Consequently, Nuance has added an additional safety feature to Dragon Drive called Siren detection. The system makes explicit use of the distinct structure inherent to emergency siren signals to achieve reliable recognition in adverse acoustic conditions and at low signal-to-noise ratios. Visual and audio notifications sent to the driver assures he or she recognizes the approaching emergency vehicle and can adapt his or her driving style accordingly. In addition, music volume is turned down automatically to increase awareness.

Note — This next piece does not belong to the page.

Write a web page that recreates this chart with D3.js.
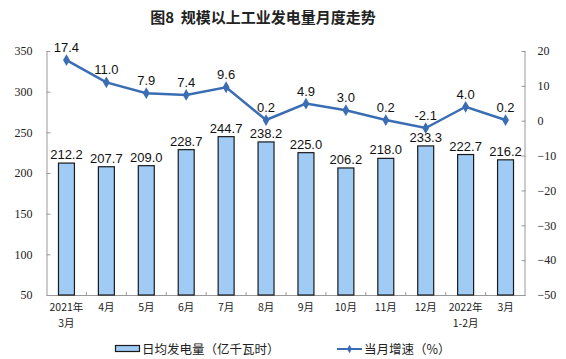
<!DOCTYPE html>
<html>
<head>
<meta charset="utf-8">
<script src="https://cdn.jsdelivr.net/npm/d3@7"></script>
<style>
  body { margin: 0; background: #fff; }
  svg { display: block; }
</style>
</head>
<body>
<div id="chart"></div>
<script>
// data
var months = ["2021年\n3月", "4月", "5月", "6月", "7月", "8月", "9月", "10月", "11月", "12月", "2022年\n1-2月", "3月"];
var dailyOutput = [212.2, 207.7, 209.0, 228.7, 244.7, 238.2, 225.0, 206.2, 218.0, 233.3, 222.7, 216.2];
var growth = [17.4, 11.0, 7.9, 7.4, 9.6, 0.2, 4.9, 3.0, 0.2, -2.1, 4.0, 0.2];
var leftTicks = [50, 100, 150, 200, 250, 300, 350];
var rightTicks = [-50, -40, -30, -20, -10, 0, 10, 20];

var width = 566, height = 359;
var margin = { top: 51, left: 46.5, right: 40.5, bottom: 64 };
var innerW = width - margin.left - margin.right,
    innerH = height - margin.top - margin.bottom;

var cjk = "'Noto Sans CJK SC', 'Noto Sans', sans-serif";
var serif = "'Liberation Serif', 'DejaVu Serif', serif";
var sans = "'Liberation Sans', Arial, sans-serif";
var lineColor = "#3b6db4";

var svg = d3.select("#chart").append("svg")
  .attr("width", width)
  .attr("height", height);

svg.append("text")
  .attr("x", 263)
  .attr("y", 23)
  .attr("text-anchor", "middle")
  .attr("font-family", cjk)
  .attr("font-size", "15px")
  .attr("font-weight", "bold")
  .attr("fill", "#222")
  .text("图8\u00a0\u00a0规模以上工业发电量月度走势");

var g = svg.append("g")
  .attr("transform", "translate(" + margin.left + "," + margin.top + ")");

var x = d3.scaleBand()
  .domain(months)
  .range([0, innerW])
  .paddingInner(0.6)
  .paddingOuter(0.3);

var yL = d3.scaleLinear().domain([50, 350]).range([innerH, 0]);
var yR = d3.scaleLinear().domain([-50, 20]).range([innerH, 0]);

// left axis
var leftAxis = g.append("g")
  .call(d3.axisLeft(yL).tickValues(leftTicks).tickSize(-4).tickPadding(14));
leftAxis.selectAll("line, path").attr("stroke", "#999");
leftAxis.select(".domain").attr("d", "M0.5,0V" + innerH);
leftAxis.selectAll("text")
  .attr("font-family", serif)
  .attr("font-size", "12px")
  .attr("fill", "#222");

// right axis
var rightAxis = g.append("g")
  .attr("transform", "translate(" + innerW + ",0)")
  .call(d3.axisRight(yR).tickValues(rightTicks).tickSize(-4).tickPadding(12)
    .tickFormat(d3.format("d")));
rightAxis.selectAll("line, path").attr("stroke", "#999");
rightAxis.select(".domain").attr("d", "M-0.5,0V" + innerH);
rightAxis.selectAll("text")
  .attr("font-family", serif)
  .attr("font-size", "12px")
  .attr("fill", "#222")
  .attr("text-anchor", "start");

// x axis line with small ticks between categories
g.append("line")
  .attr("x1", 0).attr("x2", innerW)
  .attr("y1", innerH + 0.5).attr("y2", innerH + 0.5)
  .attr("stroke", "#999");
var step = x.step();
g.selectAll(".xtick")
  .data(months.slice(1))
  .join("line")
  .attr("class", "xtick")
  .attr("x1", d => x(d) - (step - x.bandwidth()) / 2)
  .attr("x2", d => x(d) - (step - x.bandwidth()) / 2)
  .attr("y1", innerH - 3)
  .attr("y2", innerH)
  .attr("stroke", "#999");

// category labels, split into lines as separate texts
var labelLines = [];
months.forEach(function(m) {
  m.split("\n").forEach(function(p, i) {
    labelLines.push({ cat: m, text: p, row: i });
  });
});
g.selectAll(".xlabel")
  .data(labelLines)
  .join("text")
  .attr("class", "xlabel")
  .attr("x", d => x(d.cat) + x.bandwidth() / 2)
  .attr("y", d => innerH + 12.5 + d.row * 15.5)
  .attr("dy", "0.35em")
  .attr("text-anchor", "middle")
  .attr("font-family", cjk)
  .attr("font-size", "10.5px")
  .attr("fill", "#222")
  .text(d => d.text);

// bars
g.selectAll(".bar")
  .data(dailyOutput)
  .join("rect")
  .attr("class", "bar")
  .attr("x", (d, i) => x(months[i]))
  .attr("y", d => yL(d))
  .attr("width", x.bandwidth())
  .attr("height", d => innerH - yL(d))
  .attr("fill", "#9fcbf5")
  .attr("stroke", "#1a1a1a")
  .attr("stroke-width", 1.2);

g.selectAll(".barlabel")
  .data(dailyOutput)
  .join("text")
  .attr("class", "barlabel")
  .attr("x", (d, i) => x(months[i]) + x.bandwidth() / 2)
  .attr("y", d => yL(d) - 4)
  .attr("text-anchor", "middle")
  .attr("font-family", sans)
  .attr("font-size", "13px")
  .attr("fill", "#111")
  .text(d => d.toFixed(1));

// growth line
var line = d3.line()
  .x((d, i) => x(months[i]) + x.bandwidth() / 2)
  .y(d => yR(d));

g.append("path")
  .datum(growth)
  .attr("d", line)
  .attr("fill", "none")
  .attr("stroke", lineColor)
  .attr("stroke-width", 2.5);

var diamond = d3.symbol().type(d3.symbolDiamond).size(40);
g.selectAll(".pt")
  .data(growth)
  .join("path")
  .attr("class", "pt")
  .attr("d", diamond)
  .attr("transform", (d, i) => "translate(" + (x(months[i]) + x.bandwidth() / 2) + "," + yR(d) + ")")
  .attr("fill", lineColor);

g.selectAll(".ptlabel")
  .data(growth)
  .join("text")
  .attr("class", "ptlabel")
  .attr("x", (d, i) => x(months[i]) + x.bandwidth() / 2)
  .attr("y", d => yR(d) - 8)
  .attr("text-anchor", "middle")
  .attr("font-family", sans)
  .attr("font-size", "13px")
  .attr("fill", "#111")
  .text(d => d.toFixed(1));

// legend
var lg = svg.append("g").attr("transform", "translate(0,349)");
lg.append("rect")
  .attr("x", 115.5).attr("y", -3.5)
  .attr("width", 24).attr("height", 6)
  .attr("fill", "#9fcbf5")
  .attr("stroke", "#1a1a1a")
  .attr("stroke-width", 1.2);
lg.append("text")
  .attr("x", 142).attr("y", 4.5)
  .attr("font-family", cjk)
  .attr("font-size", "12.5px")
  .attr("fill", "#222")
  .text("日均发电量（亿千瓦时）");
lg.append("line")
  .attr("x1", 337).attr("x2", 362)
  .attr("y1", 0).attr("y2", 0)
  .attr("stroke", lineColor)
  .attr("stroke-width", 2);
lg.append("path")
  .attr("d", d3.symbol().type(d3.symbolDiamond).size(20))
  .attr("transform", "translate(349.5,0)")
  .attr("fill", lineColor);
lg.append("text")
  .attr("x", 364).attr("y", 4.5)
  .attr("font-family", cjk)
  .attr("font-size", "12.5px")
  .attr("fill", "#222")
  .text("当月增速（%）");
</script>
</body>
</html>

“The emergency vehicle detection feature can be integrated without a need for additional hardware as it uses existing microphones that are part of the vehicle’s interior design,” explains Friedrich Faubel, Principal Research Engineer at Nuance. “Using acoustic echo cancellation to remove the music playback from the microphone signals, we ensure reliable siren detection and instant driver notification.”
Siren detection: Crucial technology for autonomous driving
In the future, semi-autonomous or even fully autonomous cars will need to automatically move for ambulances and other emergency vehicles, or at least give control back to the driver. Here, the siren detection capabilities of the mobility assistant come in handy and will help to make autonomous driving safer and increase trust and acceptance by users.
“Today the siren detection is mainly based on audio signals so vehicles can be detected even if they are out of sight. Once additional sensors like radars, lidars and cameras become standard in new vehicles, or emergency vehicles communicate their location and routing via car2x communication, our technology will be able to fuse and leverage these additional sensor results,” says Friedrich Faubel.